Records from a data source
+ + + + + + +

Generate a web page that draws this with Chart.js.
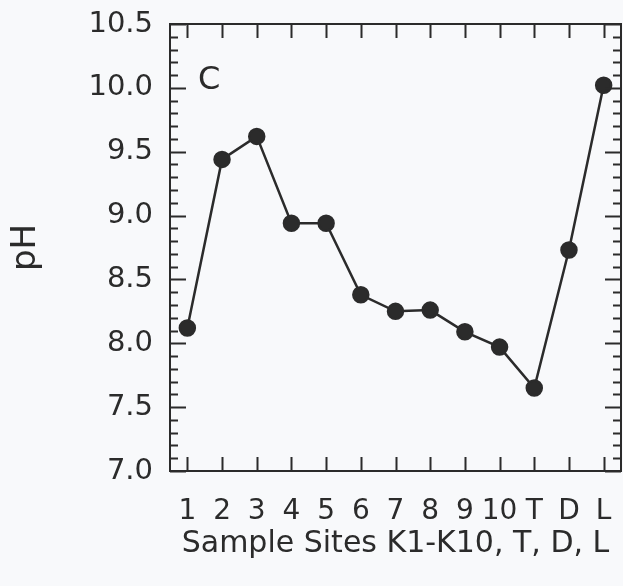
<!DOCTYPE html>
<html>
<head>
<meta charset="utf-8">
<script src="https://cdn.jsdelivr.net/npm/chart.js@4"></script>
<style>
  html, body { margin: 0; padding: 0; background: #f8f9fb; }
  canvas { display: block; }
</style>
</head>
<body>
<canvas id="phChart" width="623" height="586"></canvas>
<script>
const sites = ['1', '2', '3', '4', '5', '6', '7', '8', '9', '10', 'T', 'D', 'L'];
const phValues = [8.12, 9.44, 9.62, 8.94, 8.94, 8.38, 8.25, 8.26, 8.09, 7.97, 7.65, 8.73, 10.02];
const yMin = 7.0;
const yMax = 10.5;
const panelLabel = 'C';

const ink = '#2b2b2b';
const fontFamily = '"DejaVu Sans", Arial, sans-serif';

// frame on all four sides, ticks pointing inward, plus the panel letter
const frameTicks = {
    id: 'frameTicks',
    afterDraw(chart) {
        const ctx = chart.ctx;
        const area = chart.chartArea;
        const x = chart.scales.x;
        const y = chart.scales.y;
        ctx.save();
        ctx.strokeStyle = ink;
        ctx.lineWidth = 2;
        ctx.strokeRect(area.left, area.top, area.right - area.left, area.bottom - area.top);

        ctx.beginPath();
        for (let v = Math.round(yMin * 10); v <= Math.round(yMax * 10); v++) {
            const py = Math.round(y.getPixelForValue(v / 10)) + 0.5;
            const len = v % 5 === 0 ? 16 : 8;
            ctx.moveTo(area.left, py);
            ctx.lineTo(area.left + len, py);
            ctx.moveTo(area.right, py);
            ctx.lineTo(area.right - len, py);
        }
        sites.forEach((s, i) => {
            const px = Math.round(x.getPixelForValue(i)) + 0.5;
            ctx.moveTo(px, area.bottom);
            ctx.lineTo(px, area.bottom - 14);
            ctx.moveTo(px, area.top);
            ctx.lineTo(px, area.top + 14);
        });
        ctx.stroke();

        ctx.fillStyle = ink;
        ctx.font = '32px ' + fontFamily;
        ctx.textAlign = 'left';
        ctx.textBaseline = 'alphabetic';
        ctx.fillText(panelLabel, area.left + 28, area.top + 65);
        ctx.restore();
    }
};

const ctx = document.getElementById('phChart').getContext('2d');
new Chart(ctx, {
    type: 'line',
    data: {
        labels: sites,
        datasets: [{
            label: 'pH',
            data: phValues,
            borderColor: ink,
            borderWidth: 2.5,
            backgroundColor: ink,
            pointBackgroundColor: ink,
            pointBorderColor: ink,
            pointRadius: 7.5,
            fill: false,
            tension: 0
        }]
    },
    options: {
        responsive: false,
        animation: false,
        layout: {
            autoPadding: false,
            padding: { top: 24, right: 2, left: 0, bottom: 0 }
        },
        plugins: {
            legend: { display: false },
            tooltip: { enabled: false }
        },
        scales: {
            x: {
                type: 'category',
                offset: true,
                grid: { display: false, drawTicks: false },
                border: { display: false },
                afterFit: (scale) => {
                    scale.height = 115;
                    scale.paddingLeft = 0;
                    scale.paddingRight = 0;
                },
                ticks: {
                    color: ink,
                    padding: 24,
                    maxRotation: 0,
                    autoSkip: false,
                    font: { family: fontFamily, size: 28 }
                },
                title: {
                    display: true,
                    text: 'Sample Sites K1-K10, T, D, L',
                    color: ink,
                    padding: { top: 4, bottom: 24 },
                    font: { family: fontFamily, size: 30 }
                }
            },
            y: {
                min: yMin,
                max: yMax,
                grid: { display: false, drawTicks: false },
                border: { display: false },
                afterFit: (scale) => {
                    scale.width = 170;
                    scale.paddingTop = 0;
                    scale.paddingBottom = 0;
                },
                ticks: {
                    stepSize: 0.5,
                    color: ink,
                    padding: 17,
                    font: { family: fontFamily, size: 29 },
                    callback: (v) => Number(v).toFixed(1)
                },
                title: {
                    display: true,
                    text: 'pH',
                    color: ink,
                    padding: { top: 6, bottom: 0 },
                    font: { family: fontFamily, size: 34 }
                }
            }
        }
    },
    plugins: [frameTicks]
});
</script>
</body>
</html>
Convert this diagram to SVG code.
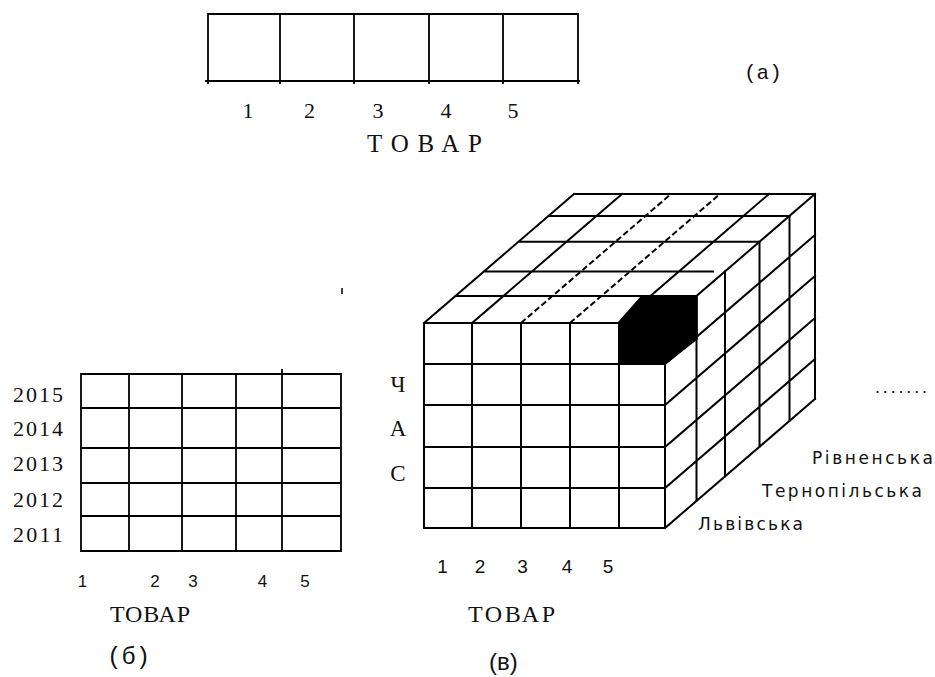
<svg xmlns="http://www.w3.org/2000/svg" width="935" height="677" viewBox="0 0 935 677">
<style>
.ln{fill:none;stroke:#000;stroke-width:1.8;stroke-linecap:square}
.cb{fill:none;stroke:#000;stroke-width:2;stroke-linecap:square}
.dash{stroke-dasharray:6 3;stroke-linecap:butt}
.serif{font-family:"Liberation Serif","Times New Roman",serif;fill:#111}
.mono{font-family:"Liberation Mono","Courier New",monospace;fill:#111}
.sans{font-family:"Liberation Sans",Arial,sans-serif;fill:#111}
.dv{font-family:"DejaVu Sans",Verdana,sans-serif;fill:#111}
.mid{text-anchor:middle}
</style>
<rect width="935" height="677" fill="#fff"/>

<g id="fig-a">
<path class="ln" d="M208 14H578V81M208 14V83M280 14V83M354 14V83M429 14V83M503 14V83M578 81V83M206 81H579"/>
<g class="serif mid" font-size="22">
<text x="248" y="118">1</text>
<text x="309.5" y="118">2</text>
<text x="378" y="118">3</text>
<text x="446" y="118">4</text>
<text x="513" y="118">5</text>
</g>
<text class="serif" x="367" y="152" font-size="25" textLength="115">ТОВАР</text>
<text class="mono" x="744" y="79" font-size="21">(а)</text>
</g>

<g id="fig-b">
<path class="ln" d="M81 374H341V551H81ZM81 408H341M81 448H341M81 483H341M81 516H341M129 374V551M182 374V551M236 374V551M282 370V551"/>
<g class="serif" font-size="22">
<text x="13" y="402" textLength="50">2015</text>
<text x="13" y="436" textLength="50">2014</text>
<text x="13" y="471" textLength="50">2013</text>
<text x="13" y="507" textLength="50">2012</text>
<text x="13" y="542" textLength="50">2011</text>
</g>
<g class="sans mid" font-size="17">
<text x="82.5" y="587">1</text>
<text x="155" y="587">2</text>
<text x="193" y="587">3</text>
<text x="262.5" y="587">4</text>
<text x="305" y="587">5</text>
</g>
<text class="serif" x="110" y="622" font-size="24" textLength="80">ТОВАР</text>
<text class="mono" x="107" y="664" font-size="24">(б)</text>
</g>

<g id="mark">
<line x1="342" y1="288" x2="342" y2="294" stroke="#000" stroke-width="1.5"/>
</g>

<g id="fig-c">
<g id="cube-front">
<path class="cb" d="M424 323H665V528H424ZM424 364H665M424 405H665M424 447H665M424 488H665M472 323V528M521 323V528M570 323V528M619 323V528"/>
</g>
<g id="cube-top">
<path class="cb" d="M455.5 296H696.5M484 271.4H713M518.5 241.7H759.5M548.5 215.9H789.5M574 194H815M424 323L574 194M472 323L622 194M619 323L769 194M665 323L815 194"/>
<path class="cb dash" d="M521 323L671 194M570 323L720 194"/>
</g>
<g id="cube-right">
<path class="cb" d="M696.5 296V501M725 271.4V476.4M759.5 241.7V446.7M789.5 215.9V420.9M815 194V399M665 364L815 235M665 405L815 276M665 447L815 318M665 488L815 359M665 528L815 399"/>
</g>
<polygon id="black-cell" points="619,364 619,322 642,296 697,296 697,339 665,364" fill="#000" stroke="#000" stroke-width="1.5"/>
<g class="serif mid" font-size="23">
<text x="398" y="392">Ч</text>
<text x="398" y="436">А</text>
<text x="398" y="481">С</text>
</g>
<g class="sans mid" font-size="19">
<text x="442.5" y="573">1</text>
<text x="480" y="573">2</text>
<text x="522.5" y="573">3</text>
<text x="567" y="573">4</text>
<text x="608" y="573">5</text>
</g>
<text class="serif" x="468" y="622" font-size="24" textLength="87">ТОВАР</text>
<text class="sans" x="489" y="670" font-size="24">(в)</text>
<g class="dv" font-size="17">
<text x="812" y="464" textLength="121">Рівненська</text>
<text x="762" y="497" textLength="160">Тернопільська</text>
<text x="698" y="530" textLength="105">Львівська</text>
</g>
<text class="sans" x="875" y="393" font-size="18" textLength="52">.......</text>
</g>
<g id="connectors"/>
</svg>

+ + + + + + +

# [Aim]
Pull out each line containing the word "this" and copy it.

# [Answer to the task]
Generate a web page that draws this with Chart.js.
Convert this diagram to SVG code.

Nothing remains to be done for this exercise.